Inside Allerton: The Essential Guide to Robert Allerton Park is the book’s full title, but the scope of the book is largely limited to the history of the House and gardens. The author presents well-researched descriptions and historical facts along with an abundance of archived photographs and current photography. The writing flows well in meshing historical details about the evolution of the House design with details about Robert’s personal life.
The author devotes, however, only three pages of the book to events taking place after 1946. Considering Robert Allerton Park was only newly created in October, 1946, in the gifting of the estate to the University of Illinois, these three pages present the history of the Park. The author neglects to report in this brief history that the Allertons first made the offer of a future gifting of the estate to the University in 1941. On July 22, 1941, the University Board of Trustees voted to accept the Allerton’s offer of gift at future date. After WWII ended, the Allerton’s returned to the idea and entered legal negociations to craft the Indentures of their gift.

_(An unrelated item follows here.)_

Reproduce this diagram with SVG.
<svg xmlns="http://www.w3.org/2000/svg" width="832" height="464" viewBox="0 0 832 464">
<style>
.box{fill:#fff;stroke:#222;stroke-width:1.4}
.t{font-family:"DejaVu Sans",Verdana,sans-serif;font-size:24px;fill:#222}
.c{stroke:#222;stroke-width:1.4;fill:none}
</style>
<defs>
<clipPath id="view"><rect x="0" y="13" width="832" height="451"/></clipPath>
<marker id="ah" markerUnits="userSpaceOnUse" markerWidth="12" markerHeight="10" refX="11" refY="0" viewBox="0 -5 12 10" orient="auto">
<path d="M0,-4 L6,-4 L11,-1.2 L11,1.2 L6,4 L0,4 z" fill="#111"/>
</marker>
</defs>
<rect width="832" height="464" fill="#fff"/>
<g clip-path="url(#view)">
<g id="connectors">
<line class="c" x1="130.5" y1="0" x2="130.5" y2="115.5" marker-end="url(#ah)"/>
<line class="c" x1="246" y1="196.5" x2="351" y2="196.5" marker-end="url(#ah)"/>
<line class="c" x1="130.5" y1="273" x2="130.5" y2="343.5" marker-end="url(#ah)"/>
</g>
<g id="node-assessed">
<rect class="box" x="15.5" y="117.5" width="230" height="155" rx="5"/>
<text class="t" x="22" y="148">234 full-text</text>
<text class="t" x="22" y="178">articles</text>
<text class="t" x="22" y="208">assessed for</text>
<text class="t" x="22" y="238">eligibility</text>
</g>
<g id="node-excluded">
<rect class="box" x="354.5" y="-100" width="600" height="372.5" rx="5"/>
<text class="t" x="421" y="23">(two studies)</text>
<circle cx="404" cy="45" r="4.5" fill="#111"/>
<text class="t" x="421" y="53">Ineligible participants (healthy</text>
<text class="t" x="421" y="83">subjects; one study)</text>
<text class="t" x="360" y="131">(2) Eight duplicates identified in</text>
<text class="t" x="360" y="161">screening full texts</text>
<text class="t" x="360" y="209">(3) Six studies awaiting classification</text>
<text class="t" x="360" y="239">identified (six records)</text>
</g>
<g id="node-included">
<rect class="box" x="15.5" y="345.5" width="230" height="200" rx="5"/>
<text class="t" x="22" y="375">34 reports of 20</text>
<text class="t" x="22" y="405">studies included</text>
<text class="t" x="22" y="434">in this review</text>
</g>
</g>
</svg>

The author attempts to tie this three page historical summary in a concise package, but the archives present a chaotic carousel of appointed Park directors and a perpetually changing reporting and financial structure. It is a difficult history to research for lack of archival material. Due to this omission of the history of Robert Allerton Park, per se, the subtitle of this book “The Essential Guide to Robert Allerton Park” is a misnomer. This is not a guide to The Park. This book is a Guide to the History of the Allerton House which is now the Conference Center.

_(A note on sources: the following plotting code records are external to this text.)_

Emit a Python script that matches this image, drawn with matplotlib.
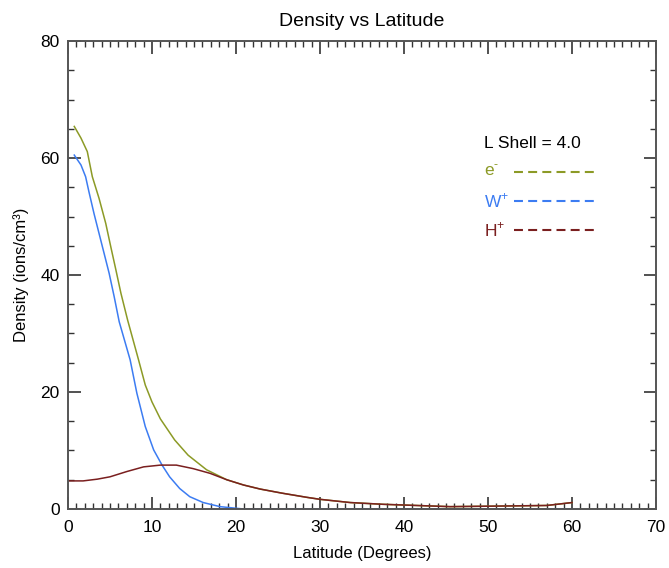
import matplotlib.pyplot as plt
from matplotlib.ticker import MultipleLocator

plt.rcParams['font.family'] = ['Liberation Sans', 'DejaVu Sans']
plt.rcParams['mathtext.fontset'] = 'custom'
plt.rcParams['mathtext.rm'] = 'Liberation Sans'

# electrons (e-)
lat_e = [0.75, 1.55, 2.3, 2.9, 3.7, 4.5, 5.1, 5.7, 6.3, 7.1, 8.4, 9.2,
         10.0, 11.0, 12.7, 14.3, 16.5, 18.9, 20.9]
dens_e = [65.4, 63.4, 61.1, 56.8, 53.1, 48.8, 44.8, 40.9, 36.9, 32.3, 25.5, 21.2,
          18.3, 15.4, 11.8, 9.2, 6.7, 5.0, 4.1]

# W+ ions
lat_w = [0.75, 1.55, 2.1, 2.5, 3.1, 3.7, 4.3, 4.9, 5.5, 6.1, 7.4, 8.2, 9.2,
         10.2, 11.2, 12.1, 13.3, 14.5, 16.1, 18.1, 20.9, 40.0, 60.0]
dens_w = [60.5, 58.8, 56.8, 54.2, 50.5, 47.1, 43.7, 40.3, 36.3, 32.0, 25.5, 19.8, 14.1,
          10.1, 7.5, 5.5, 3.5, 2.1, 1.1, 0.4, 0.0, 0.0, 0.0]

# H+ ions
lat_h = [0.0, 1.8, 3.5, 5.0, 7.0, 9.0, 11.0, 12.9, 14.9, 16.9, 18.9, 20.9, 22.9,
         25.5, 28.4, 30.0, 33.6, 37.5, 41.5, 45.5, 51.4, 57.0, 59.4, 60.0]
dens_h = [4.8, 4.8, 5.1, 5.5, 6.4, 7.2, 7.5, 7.5, 6.9, 6.1, 5.0, 4.1, 3.4,
          2.7, 2.0, 1.65, 1.1, 0.8, 0.6, 0.4, 0.5, 0.6, 1.0, 1.1]

# beyond ~21 deg the e- curve lies on top of the H+ curve
lat_e = lat_e + [x for x in lat_h if x > 20.9]
dens_e = dens_e + [y for x, y in zip(lat_h, dens_h) if x > 20.9]

names = [r'e$^{\text{-}}$', r'W$^{\mathregular{+}}$', r'H$^{\mathregular{+}}$']
colors = ['#8c9a26', '#3c7cf2', '#7a1f1f']

fig = plt.figure(figsize=(6.69, 5.68), dpi=100)
ax = fig.add_axes([0.1016, 0.1039, 0.8790, 0.8239])

for xs, ys, c in zip([lat_e, lat_w, lat_h], [dens_e, dens_w, dens_h], colors):
    ax.plot(xs, ys, color=c, lw=1.1)

ax.set_xlim(0, 70)
ax.set_ylim(0, 80)
ax.xaxis.set_major_locator(MultipleLocator(10))
ax.xaxis.set_minor_locator(MultipleLocator(1))
ax.yaxis.set_major_locator(MultipleLocator(20))
ax.yaxis.set_minor_locator(MultipleLocator(5))
ax.tick_params(which='both', direction='in', top=True, right=True,
               color='#333333', labelsize=12.5)
ax.tick_params(axis='x', pad=8)
ax.tick_params(axis='y', pad=6)
ax.tick_params(which='major', length=9, width=1.2)
ax.tick_params(which='minor', length=4.5, width=1.0)
for s in ax.spines.values():
    s.set_color('#555555')
    s.set_linewidth(1.4)

ax.set_title('Density vs Latitude', fontsize=14, pad=11)
ax.set_xlabel('Latitude (Degrees)', fontsize=12, labelpad=8)
ax.set_ylabel('Density (ions/cm³)', fontsize=12, labelpad=8)

# legend block drawn by hand: label on the left, dashed sample on the right
ax.text(0.707, 0.782, 'L Shell = 4.0', transform=ax.transAxes,
        fontsize=12.5, va='center', ha='left')
for i, (name, c) in enumerate(zip(names, colors)):
    yy = 0.720 - i * 0.062
    ax.text(0.707, yy, name, transform=ax.transAxes, color=c,
            fontsize=12.5, va='center', ha='left')
    ax.plot([0.759, 0.895], [yy, yy], transform=ax.transAxes, color=c,
            lw=1.5, ls=(0, (4.3, 2.5)))

fig.savefig('out.png', dpi=100)
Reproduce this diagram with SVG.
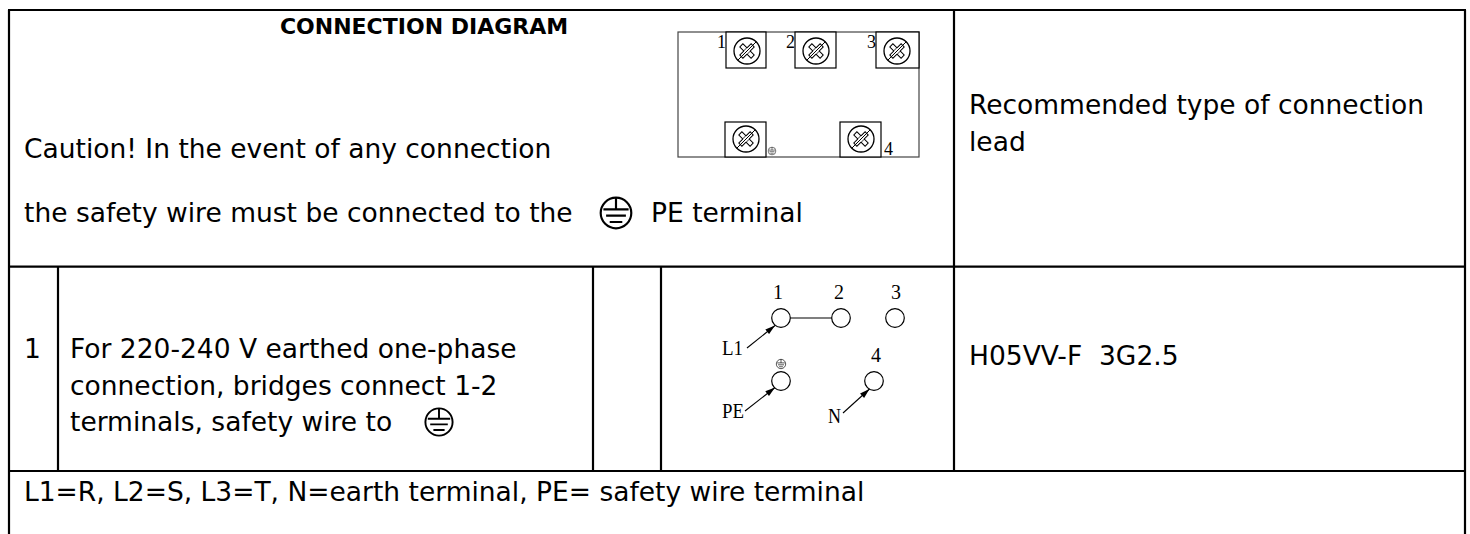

The author has gathered a well-gleaned bibliography. The footnoting is extensive. The reader may wonder why the author didn’t include some of the details within the text instead of referencing as a footnote. The footnotes sometimes present conflicting information or posit a new conclusion than the text.

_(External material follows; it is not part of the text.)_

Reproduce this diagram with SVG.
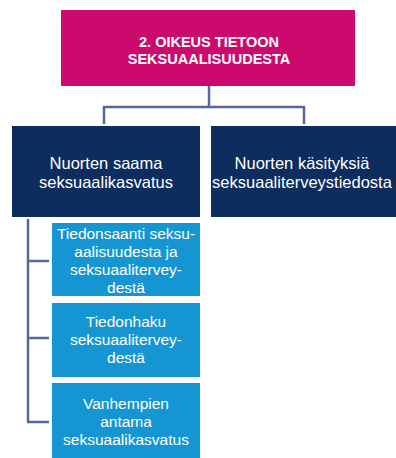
<svg xmlns="http://www.w3.org/2000/svg" width="396" height="458" viewBox="0 0 396 458">
<style>
text{font-family:"Liberation Sans",Arial,sans-serif;fill:#fff;text-anchor:middle}
.t{font-size:14.5px;font-weight:bold}
.m{font-size:16.5px}
.s{font-size:15.5px}
.c{stroke:#5566a0;stroke-width:2.5;fill:none}
</style>
<rect width="396" height="458" fill="#fff"/>
<g id="connectors">
<path class="c" d="M209 86V107M104 107H304M104 106V124M304 106V124"/>
<path class="c" d="M28 219V422M27 261H49M27 338H49M27 422H49"/>
</g>
<g id="root">
<rect x="61" y="10" width="294" height="76" fill="#cc0a6e"/>
<text class="t" x="209" y="47">2. OIKEUS TIETOON</text>
<text class="t" x="209" y="64">SEKSUAALISUUDESTA</text>
</g>
<g id="n1">
<rect x="12" y="126" width="188" height="91" fill="#0c2d5e"/>
<text class="m" x="106" y="169">Nuorten saama</text>
<text class="m" x="106" y="188">seksuaalikasvatus</text>
</g>
<g id="n2">
<rect x="211" y="126" width="185" height="91" fill="#0c2d5e"/>
<text class="m" x="302" y="169">Nuorten käsityksiä</text>
<text class="m" x="302" y="188">seksuaaliterveystiedosta</text>
</g>
<g id="s1">
<rect x="52" y="223" width="148" height="73" fill="#1596d3"/>
<text class="s" x="126" y="239">Tiedonsaanti seksu-</text>
<text class="s" x="126" y="257">aalisuudesta ja</text>
<text class="s" x="126" y="275">seksuaalitervey-</text>
<text class="s" x="126" y="293">destä</text>
</g>
<g id="s2">
<rect x="52" y="303" width="148" height="74" fill="#1596d3"/>
<text class="s" x="126" y="327">Tiedonhaku</text>
<text class="s" x="126" y="345">seksuaalitervey-</text>
<text class="s" x="126" y="363">destä</text>
</g>
<g id="s3">
<rect x="52" y="383" width="148" height="75" fill="#1596d3"/>
<text class="s" x="126" y="409">Vanhempien</text>
<text class="s" x="126" y="427">antama</text>
<text class="s" x="126" y="445">seksuaalikasvatus</text>
</g>
</svg>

The photography of present day Park is quite excellent. The extensive archival photographs are inclusions that have been missing in all other Allerton accounts. Kudos to David Finnigan for writing such a comprehensive, and historically researched book about the Robert Allerton’s Estate ‘The Farms’. This book is recommended to all Allertonia nuts, like this writer! Each of us have different perspectives on the life of Robert Allerton based upon archival evidence – such as it remains. Robert was a private man, but not reclusive. His ledgers, guest books, personal letters, date book, address book, diaries were either taken to Hawaii, destroyed or otherwise disappeared. We can only interpret Robert’s coming of age as the thirty-something socialite and heir to a fortune. Robert Allerton had great impact upon this County through his gift of Allerton Park. We only know about Robert through the words of others – John Gregg, the press, historical details and locally recorded memoirs. David Finnigan, like others, like this writer, assemble the details and present bits of evidence to build Robert’s life around the transitions that took place in his House – most of which, took place before John Gregg’s entrance into Robert’s life. By 1932, perhaps the couple wanted a blank canvas that ‘the Farms’ could no longer offer. When a travel layover in Hawaii in 1937 presented the opportunity to purchase a new horticultural landscape with an inviting climate, the pair embarked on this new start. Robert left his Midwest farmer role behind – his paintings, his history, his House, land, and collections. These were given away, or auctioned or sold. They divested to comparatively minimal encumbrance.
In spite of the above criticisms, this book is a must purchase. Mr. Finnegan has done a superlative job in organizing and presenting a wealth of historical details. Partnered with the historical photo documentation, a visit and tour of the mansion brings a new perspective to this local treasure.
Thank you, David Finnegan, for sharing the wealth of your research, so we can all become better informed and better appreciate our magical and beloved Allerton Park.